Vontades e desejos da Prof.ª Dalila
Encontrava-me à estação férrea de São Lourenço a ciceronear um amigo que nos visitava, quando um casal de “bem vividos”, daqueles cuja memória traz infindáveis bagagens de saudosas recordações, se chega à plataforma e fica como extasiado a admirar e contemplar a composição ferroviária ali estacionada, certamente a trazer em devaneios belos e memoráveis lembranças e passagens do passado.
Caminhando na direção da locomotiva, que silenciosa, fria e imponente se sobressaia em meio ao cenário, se detém e por instantes permanece a olhá-la, talvez a sentir que aquilo não se tratava de um sonho ou miragem.
Retornando, após tempo de admiração, pondo-se a caminhar, se chega a mim que o observava e indaga se poderia fotografá-los juntos ao trem. Óbvio que me dispus a fazer. Entregando-me a câmera, coloquei-me à disposição e lá fomos nós rumo a Maria-Fumaça 327 onde os retratei em vários ângulos. Nesta época,, me parecia que as parafernálias eletrônicas como; Celulares, câmeras fotográficas modernas, filmadoras, Tvs de tela plana ainda engatinhavam e os filmes tinham seus valores de importância nos registros fotográficos, pois as revelações dos instantâneos já eram revelados no mesmo dia em apenas algumas horas, o que convenhamos era de fato uma grande façanha.
De repente a senhora dirigindo-se ao marido, sugere que fossem fotografados no acesso de um dos vagões como estivessem a embarcar, pois seria um flagrante que sempre desejou possuir, principalmente por ter sido o trem um marco em sua vida durante a juventude, quando dele se utilizou diariamente, tanto como estudante e posteriormente como professora. Mas por ser na época fotografia coisa para endinheirado, sua vontade foi reprimida não passando de um sonho e os registros ilustrativos de sua história ficaram apenas à memória.
Flagrantes foram tomados subindo e descendo do vagão em poses diversas: nas janelas, escadas, sentada às poltronas, enfim acatamos os desejos da Prof.ª. Dalila. Por fim abraçando-se ao marido, fez questão de posar à varanda do último vagão acionando a mão como adeus fosse numa partida, reproduzindo a cena de quando deixava sua cidade em lua-de-mel há 52 anos, indo viver e lecionar em Belo Horizonte após 24 anos de Soledade de Minas.
Emocionado, o casal agradecendo a gentileza e a paciência, despedindo-se deixou a estação levando consigo toda felicidade do mundo e deixando, entretanto uma lição de amor e sentimento em memória de um passado a reconhecer o quanto se deve preservá-lo, pois sempre estará vivo à mente fazendo parte da história de nossas vidas!

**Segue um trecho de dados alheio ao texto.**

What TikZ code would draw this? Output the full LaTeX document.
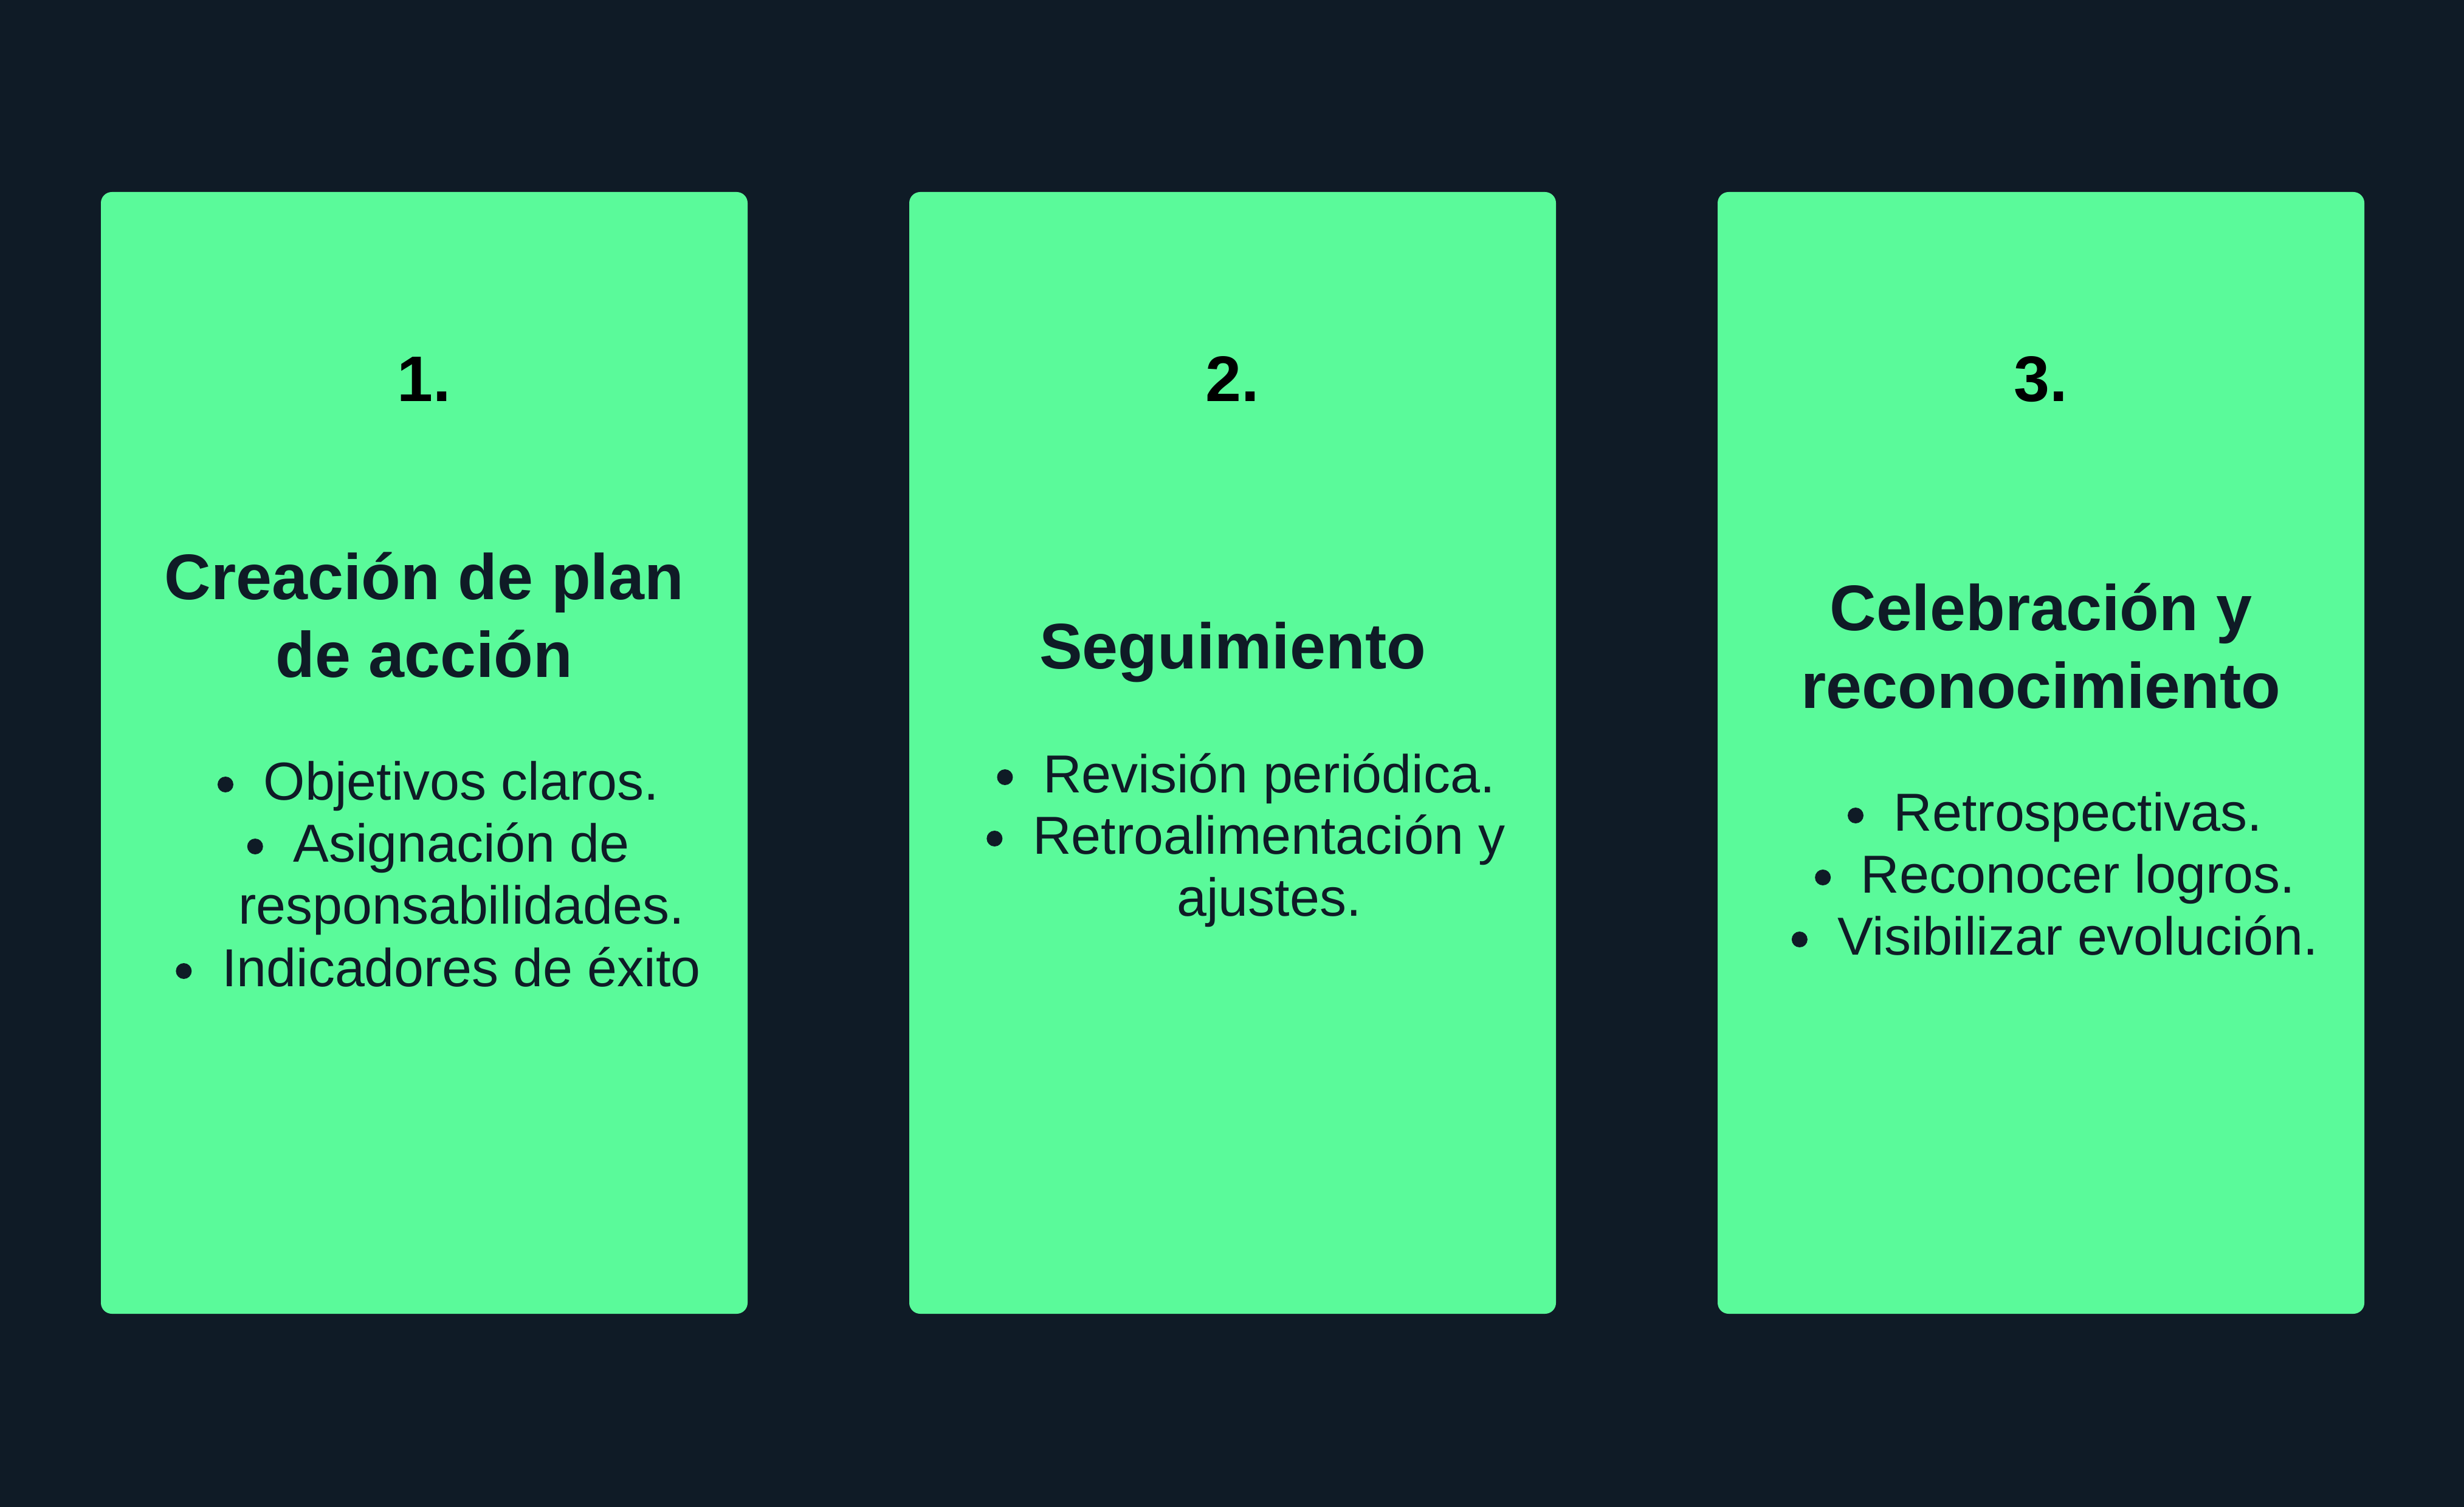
\documentclass[tikz,border=0pt]{standalone}
\usepackage{fontspec}
\setmainfont{Liberation Sans}
\usetikzlibrary{calc}
\definecolor{bgcol}{HTML}{0F1B26}
\definecolor{cardcol}{HTML}{5AFA9A}
\definecolor{inkcol}{HTML}{0F1B26}
\begin{document}
\begin{tikzpicture}[x=0.25pt,y=-0.25pt,
  cardbox/.style={fill=cardcol, draw=none, rounded corners=4.5pt, minimum width=266pt, minimum height=461.5pt, inner sep=0pt},
  numtext/.style={anchor=base, inner sep=0pt, font=\fontsize{26.5}{30}\selectfont\bfseries, text=black},
  headtext/.style={anchor=base, inner sep=0pt, font=\fontsize{26.5}{30}\selectfont\bfseries, text=inkcol},
  itemtext/.style={anchor=base, inner sep=0pt, font=\fontsize{22}{26}\selectfont, text=inkcol},
  bulletdot/.style={circle, fill=inkcol, draw=none, inner sep=0pt, minimum size=6.5pt}]
\fill[bgcol] (0,0) rectangle (4054,2480);
\useasboundingbox (0,0) rectangle (4054,2480);
% cards
\node[cardbox] (c1) at (698,1239) {};
\node[cardbox] (c2) at (2028,1239) {};
\node[cardbox] (c3) at (3358,1239) {};
% numbers
\node[numtext] (n1) at (698,661) {1.};
\node[numtext] (n2) at (2028,661) {2.};
\node[numtext] (n3) at (3358,661) {3.};
% card 1
\node[headtext] (h1a) at (698,987) {Creación de plan};
\node[headtext] (h1b) at (698,1114) {de acción};
\node[itemtext] (i1a) at (759,1316) {Objetivos claros.};
\node[itemtext] (i1b) at (759,1418) {Asignación de};
\node[itemtext] (i1c) at (759,1520) {responsabilidades.};
\node[itemtext] (i1d) at (759,1623) {Indicadores de éxito};
\node[bulletdot] (d1a) at ($(i1a.base west)+(-62,-25)$) {};
\node[bulletdot] (d1b) at ($(i1b.base west)+(-62,-25)$) {};
\node[bulletdot] (d1d) at ($(i1d.base west)+(-62,-25)$) {};
% card 2
\node[headtext] (h2a) at (2028,1100) {Seguimiento};
\node[itemtext] (i2a) at (2088,1304) {Revisión periódica.};
\node[itemtext] (i2b) at (2088,1405) {Retroalimentación y};
\node[itemtext] (i2c) at (2088,1507) {ajustes.};
\node[bulletdot] (d2a) at ($(i2a.base west)+(-62,-25)$) {};
\node[bulletdot] (d2b) at ($(i2b.base west)+(-62,-25)$) {};
% card 3
\node[headtext] (h3a) at (3358,1037) {Celebración y};
\node[headtext] (h3b) at (3358,1165) {reconocimiento};
\node[itemtext] (i3a) at (3419,1367) {Retrospectivas.};
\node[itemtext] (i3b) at (3419,1469) {Reconocer logros.};
\node[itemtext] (i3c) at (3419,1571) {Visibilizar evolución.};
\node[bulletdot] (d3a) at ($(i3a.base west)+(-62,-25)$) {};
\node[bulletdot] (d3b) at ($(i3b.base west)+(-62,-25)$) {};
\node[bulletdot] (d3c) at ($(i3c.base west)+(-62,-25)$) {};
\end{tikzpicture}
\end{document}
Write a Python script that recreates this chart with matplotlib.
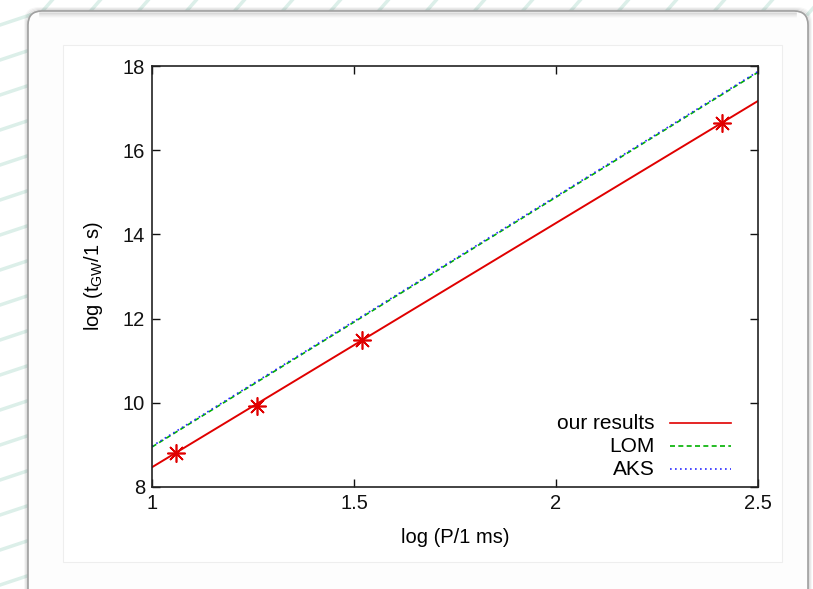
import matplotlib.pyplot as plt
import numpy as np
from matplotlib.lines import Line2D
from matplotlib.patches import FancyBboxPatch, Rectangle
from matplotlib.ticker import FixedLocator, FormatStrFormatter
from matplotlib.transforms import Affine2D

plt.rcParams["font.family"] = ["Liberation Sans", "DejaVu Sans"]

# values read off the picture
log_p = [1.06, 1.26, 1.52, 2.41]
log_t = [8.80, 9.93, 11.50, 16.65]

fit_x = [1.0, 2.5]
ours_y = [8.47, 17.17]
lom_y = [8.95, 17.85]
aks_y = [8.97, 17.87]

x_ticks = [1, 1.5, 2, 2.5]
y_ticks = [8, 10, 12, 14, 16, 18]

W, H = 813, 589
fig = plt.figure(figsize=(W / 100, H / 100), dpi=100)
fig.patch.set_facecolor("white")

# pixel coordinates, origin top-left
PX = Affine2D().scale(0.01, -0.01).translate(0, H / 100) + fig.dpi_scale_trans

# faint teal swirl lines of the slide background
teal = "#dcefe9"
for y0 in np.arange(20, 600, 35):
    fig.add_artist(Line2D([0, 30], [y0 + 5, y0 - 5], transform=PX, color=teal, lw=2.5, zorder=0))
for x0 in np.arange(40, 830, 48):
    fig.add_artist(Line2D([x0, x0 + 14], [14, -2], transform=PX, color=teal, lw=2.5, zorder=0))

# slide panel with soft shadow
for k, a in enumerate([0.10, 0.07, 0.05, 0.03]):
    fig.add_artist(FancyBboxPatch((28 - k, 11 - k), 780 + 2 * k, 640, transform=PX,
                                  boxstyle="round,pad=0,rounding_size=14",
                                  facecolor="none", edgecolor="black", alpha=a, lw=1.5, zorder=1))
fig.add_artist(FancyBboxPatch((28, 11), 780, 640, transform=PX,
                              boxstyle="round,pad=0,rounding_size=14",
                              facecolor="#fdfdfd", edgecolor="#a0a0a0", lw=1.2, zorder=2))
for k, a in enumerate([0.10, 0.07, 0.05, 0.03, 0.02]):
    fig.add_artist(Line2D([40, 796], [13 + k, 13 + k], transform=PX, color="black", alpha=a, lw=1.2, zorder=3))
fig.add_artist(Rectangle((63, 45), 719, 517, transform=PX,
                         facecolor="white", edgecolor="#eeeeee", lw=0.8, zorder=3))

ax = fig.add_axes([152 / W, 1 - 487 / H, (758 - 152) / W, (487 - 66) / H], zorder=5)
ax.set_facecolor("white")

ax.plot(fit_x, lom_y, color="#00b000", lw=1.2, dashes=(3, 2))
ax.plot(fit_x, aks_y, color="#2a2aff", lw=1.2, dashes=(1, 2))
ax.plot(fit_x, ours_y, color="#e00000", lw=1.4)
ax.plot(log_p, log_t, ls="none", marker=(8, 2, 0), ms=13, mew=1.2, color="#e00000")

ax.set_xlim(1, 2.5)
ax.set_ylim(8, 18)
ax.xaxis.set_major_locator(FixedLocator(x_ticks))
ax.yaxis.set_major_locator(FixedLocator(y_ticks))
ax.xaxis.set_major_formatter(FormatStrFormatter("%g"))
ax.tick_params(direction="in", top=True, right=True, length=6, width=1,
               labelsize=14.5, pad=5, colors="#111111")
for s in ax.spines.values():
    s.set_linewidth(1.2)
    s.set_color("#222222")

ax.set_xlabel("log (P/1 ms)", fontsize=14.5, labelpad=11)
ax.set_ylabel(r"log (t$_{\mathregular{GW}}$/1 s)", fontsize=14.5, labelpad=13)

# gnuplot style key: right aligned text, sample to the right
key = [("our results", "#e00000", None), ("LOM", "#00b000", (3, 2)), ("AKS", "#2a2aff", (1, 2))]
for i, (name, c, d) in enumerate(key):
    yk = 0.152 - i * 0.055
    ax.text(0.830, yk, name, transform=ax.transAxes, ha="right", va="center", fontsize=15)
    ln = Line2D([0.855, 0.955], [yk, yk], transform=ax.transAxes, color=c, lw=1.2)
    if d:
        ln.set_dashes(d)
    ax.add_line(ln)

fig.savefig("out.png", dpi=100)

Bendita hora que Patrick Dollinger em 1977 fundou a ABPF (Associação Brasileira de Preservação Ferroviária), pois através desta iniciativa recreio-cultural, tem sido possível resgatarmos histórias que se perderam esquecidas pelo tempo e hoje integram-se ao maravilhoso acervo histórico das ferrovias graças ao Trem das Águas, da Serra em Passa Quatro e de outros tantos que passaram a circular como turismo pelo Brasil. No que me propus a catalogá-las obtendo em encontros como agora exponho, em que pessoas não só vivenciaram e conviveram e que hoje fazem reviver suas lembranças, que se apagam da memória à medida que os anos vão passando nos estertores de suas vidas. E também aqueles que tiveram seus relatos narrados de amigos e parentes, que se foram a deixar suas passagens e episódios, cujo trem a vapor foi a personagem principal marcados perenes à história.
- Este relato nos foi passado pelo Casal Serafim e Dalila quando em visita a São Lourenço em comemoração aos 52 anos de casados.